What about when the experiment is difficult to replicate?

Probability sampling: each member of the population has a non-zero probability of being included in a sample.

Simple random sampling: each member of the population has the same chance of being inluded in the sample. No bias.

Stratified sampling: we partition the population into subgroups, and then take a simple random sample from each subgroup, proportional to the size of the subgroups. This can be used to reduce the needed size of a sample.

Sampling without replacement: if you take a sample, the members are not reused for next samples.

Sampling with replacement: allows you to take the same elements again in the next sample.

More samples won’t help improving the accuracy of the mean/standard deviation.

Larger sample sizes won’t help improve the accuracy of the mean but will reduce the standard deviation (improve confidence intervals, making them smaller).

To estimate the mean of a population given a single sample, we choose a sample size based upon some estimate of the skew in the population. When you know the size, you choose a random sample from the population, and you compute the mean and standard deviation of that sample, and use it to estimate the standard error. This is an estimate, not the true standard error. Appropriately chosen, can be a good estimation.

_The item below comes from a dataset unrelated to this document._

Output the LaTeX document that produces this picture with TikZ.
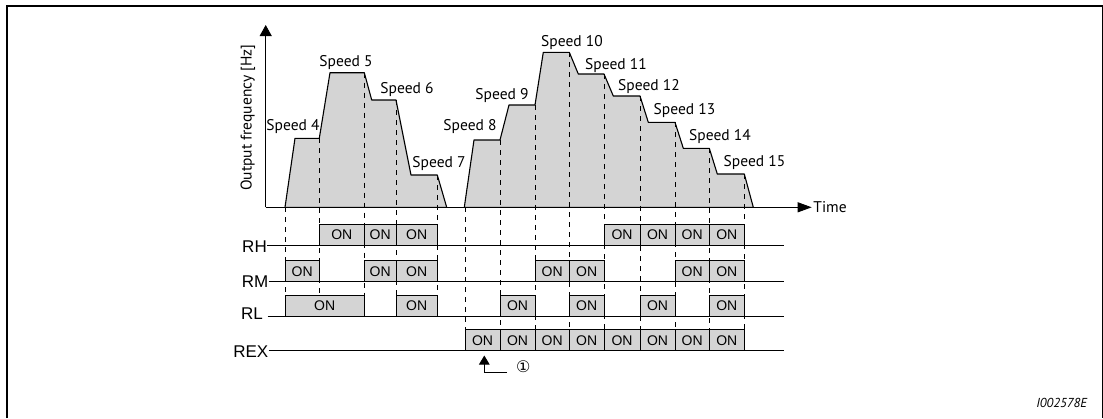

From it, we can calculate the confidence intervals around the sample mean.

Answering: are 200 samples enough?

temps = ... # list with the population temperatures
sampleSize = 200
numTrials = ... # any number to run this experiment
popMean = ... # mean of the whole population
 
numBad = 0
for t in range(numTrials):
	sample = random.sample(temps, sampleSize)
	sampleMean = sum(sample)/sampleSize
	se = numpy.std(sample)/sampleSize ** 0.5
	if abs(popMean - sampleMean) > 1.96*se:
		numBad += 1
print(f'Fraction outside 95% confidence interval = {numBad/numTrials}')

Because this is a 95% confidence interval, we expect the result to be 0.5 (5%). If it’s higher, our sample size is not good enough. If it’s lower, our sample size is too conservative (“too good”).